How to Migrate Your AI Workloads from AWS, GCP, and Azure to Alternative GPU Clouds

You already know hyperscaler GPU pricing is expensive. An H100 on AWS runs roughly $3.90/hr on-demand. Azure's ND96isr H100 v5 works out to about $12.29 per GPU per hour. GCP's A3 instances have dropped to around $3.00/GPU after aggressive cuts, but that's still 2-3x what you'd pay on alternative GPU clouds where the same hardware starts at $1.49/hr.

The problem isn't awareness — it's inertia. Your training scripts reference S3 buckets, your CI/CD pipeline deploys to EC2, and your team knows the AWS console by muscle memory. Migrating feels risky and time-consuming.

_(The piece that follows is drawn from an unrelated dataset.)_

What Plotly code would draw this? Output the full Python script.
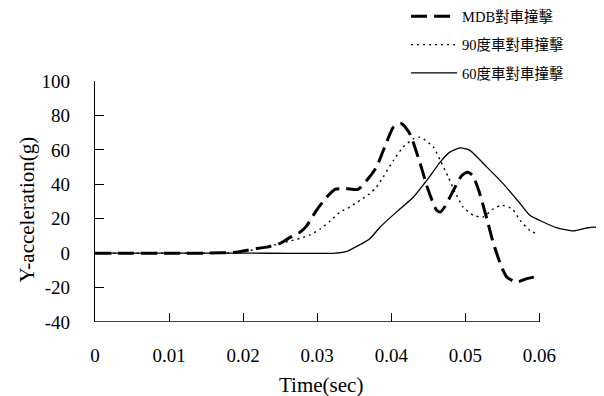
import plotly.graph_objects as go

# ---- data ----
series_names = ["MDB對車撞擊", "90度車對車撞擊", "60度車對車撞擊"]

t_mdb = [0, 0.005, 0.010, 0.015, 0.0190, 0.0200, 0.0220, 0.0232, 0.0250, 0.0261, 0.0277,
         0.0286, 0.0299, 0.0313, 0.0324, 0.0338, 0.0355, 0.0367, 0.0380, 0.0392, 0.0403,
         0.0414, 0.0425, 0.0439, 0.0450, 0.0461, 0.0466, 0.0472, 0.0484, 0.0495, 0.0503,
         0.0510, 0.0518, 0.0529, 0.0538, 0.0549, 0.0556, 0.0569, 0.0583, 0.0600]
y_mdb = [0, 0, 0, 0, 0.5, 1.2, 2.8, 3.5, 5.7, 8.6, 12.2,
         16.0, 24.9, 32.6, 37.0, 37.6, 37.0, 42.3, 50.0, 62.6, 73.3,
         75.2, 69.4, 52.0, 36.5, 25.0, 23.9, 26.8, 36.5, 45.0, 47.0,
         45.0, 36.5, 20.0, 5.5, -8.1, -13.9, -16.8, -14.8, -13.3]

t_90 = [0, 0.005, 0.010, 0.015, 0.0195, 0.0209, 0.0230, 0.0250, 0.0263, 0.0277, 0.0290,
        0.0304, 0.0317, 0.0331, 0.0344, 0.0358, 0.0371, 0.0380, 0.0389, 0.0403, 0.0416,
        0.0430, 0.0437, 0.0443, 0.0457, 0.0466, 0.0477, 0.0486, 0.0497, 0.0511, 0.0524,
        0.0538, 0.0549, 0.0563, 0.0574, 0.0587, 0.0596]
y_90 = [0, 0, 0, 0, 0.3, 1.5, 3.5, 5.5, 7.0, 8.6, 10.5,
        14.0, 18.5, 23.9, 26.8, 30.7, 34.6, 38.4, 44.2, 53.9, 61.6,
        66.5, 67.4, 66.5, 61.6, 53.9, 44.2, 35.5, 26.8, 22.0, 21.0,
        25.8, 27.8, 25.8, 19.0, 13.2, 11.3]

t_60 = [0, 0.010, 0.020, 0.0325, 0.0340, 0.0353, 0.0371, 0.0385, 0.0407, 0.0430, 0.0448,
        0.0466, 0.0479, 0.0493, 0.0506, 0.0529, 0.0551, 0.0574, 0.0587, 0.0605, 0.0623,
        0.0646, 0.0664, 0.0682, 0.0690]
y_60 = [0, 0, 0, 0, 1.0, 3.8, 8.4, 15.2, 23.9, 32.6, 42.3,
        52.9, 58.7, 61.1, 59.7, 50.0, 40.4, 28.8, 22.0, 18.1, 14.8,
        12.9, 14.6, 15.2, 15.2]

x_ticks = [0, 0.01, 0.02, 0.03, 0.04, 0.05, 0.06]
x_ticktext = ["0", "0.01", "0.02", "0.03", "0.04", "0.05", "0.06"]
y_ticks = [-40, -20, 0, 20, 40, 60, 80, 100]
y_ticktext = ["-40", "-20", "0", "20", "40", "60", "80", "100"]
x_title = "Time(sec)"
y_title = "Y-acceleration(g)"

SERIF = "Liberation Serif, Times New Roman, Noto Sans CJK TC, serif"

fig = go.Figure()
fig.add_trace(go.Scatter(x=t_mdb, y=y_mdb, mode="lines", name=series_names[0], legendgroup="a",
                         line=dict(color="black", width=3, dash="16px,7px", shape="spline", smoothing=0.6)))
fig.add_trace(go.Scatter(x=t_90, y=y_90, mode="lines", name=series_names[1], legendgroup="b",
                         line=dict(color="black", width=1.4, dash="2px,4px", shape="spline", smoothing=0.6)))
fig.add_trace(go.Scatter(x=t_60, y=y_60, mode="lines", name=series_names[2], legendgroup="c",
                         line=dict(color="black", width=1.3, shape="spline", smoothing=0.6)))

# page shows the figure offset by the default 8px body margin; compensate
OFF = 8
W, H = 604, 396
left_px, top_px, right_px, bottom_px = 94.8, 80.7, 604, 321.7   # wanted plot box in window pixels
ml = left_px - OFF
mt = top_px - OFF
mr = W - (right_px - OFF)
mb = H - (bottom_px - OFF)
plot_w = W - ml - mr
plot_h = H - mt - mb
xmax = (right_px - left_px) / 7410.0

def px_x(px):
    return (px - left_px) / plot_w

def px_y(py):
    return (bottom_px - py) / plot_h

fig.update_layout(
    width=W, height=H,
    margin=dict(l=ml, r=mr, t=mt, b=mb, autoexpand=False),
    paper_bgcolor="white", plot_bgcolor="white",
    font=dict(family=SERIF, color="black", size=19),
    showlegend=True,
    legend=dict(x=px_x(406), y=px_y(0), xanchor="left", yanchor="top",
                font=dict(family=SERIF, size=14.5, color="black"), tracegroupgap=6.5,
                itemwidth=46, bgcolor="rgba(0,0,0,0)", borderwidth=0),
    xaxis=dict(range=[0, xmax], tickvals=x_ticks, ticktext=x_ticktext, showgrid=False, zeroline=False,
               showline=False, ticks="inside", ticklen=9, tickwidth=1, tickcolor="black",
               ticklabelstandoff=20, tickfont=dict(size=19, family=SERIF)),
    yaxis=dict(range=[-40, 100], tickvals=y_ticks, ticktext=y_ticktext, showgrid=False, zeroline=False,
               showline=True, linecolor="black", linewidth=1.3, ticks="inside", ticklen=9,
               tickwidth=1, tickcolor="black", ticklabelstandoff=20, tickfont=dict(size=19, family=SERIF)),
)

# x-axis line spans only 0 .. 0.06 as in the reference
fig.add_shape(type="line", xref="x", yref="y", x0=x_ticks[0], x1=x_ticks[-1], y0=-40, y1=-40,
              line=dict(color="black", width=1.3))

fig.add_annotation(text=x_title, xref="x", yref="paper", x=0.0305, y=px_y(385),
                   showarrow=False, xanchor="center", yanchor="middle", font=dict(size=21, family=SERIF))
fig.add_annotation(text=y_title, xref="paper", yref="paper", x=px_x(27), y=px_y(209), textangle=-90,
                   showarrow=False, xanchor="center", yanchor="middle", font=dict(size=21, family=SERIF))

fig.write_html("out.html")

It doesn't have to be. This guide walks through the full migration path, step by step, from auditing what you're currently spending to running your first workload on cheaper infrastructure. The goal is a portable setup that lets you deploy on whichever provider has the best price — without rewriting your code every time you switch.

Step 1: Audit Your Current GPU Spend

Before migrating anything, you need a clear picture of what you're actually paying. Most teams underestimate their GPU costs because the charges are spread across compute, storage, networking, and data transfer.

Pull the following numbers from your cloud billing dashboard for the last 90 days:

Compute costs. Filter by GPU instance types (AWS: p4d, p5 families. GCP: a2, a3 families. Azure: NC, ND series). Calculate your average hourly spend and average utilization. If you're running p5.48xlarge instances at $32.77/hr and your GPU utilization averages 40%, you're paying for 60% idle compute.

Data egress costs. This is the hidden tax that makes migration feel scary. All three hyperscalers charge for outbound data transfer: AWS charges $0.09/GB for the first 10 TB/month, GCP charges $0.087/GB, and Azure charges $0.12/GB. If you're moving 5 TB of training data out, that's $450-600 in egress fees alone. It's a real cost — but it's a one-time cost. Compare it to the monthly savings from cheaper GPUs and you'll see it pays for itself in days.

Storage costs. Identify how much data you have stored (datasets, checkpoints, model artifacts) and what tier it's on. Training datasets on AWS S3 Standard cost $0.023/GB/month. A 10 TB dataset costs $230/month just to park.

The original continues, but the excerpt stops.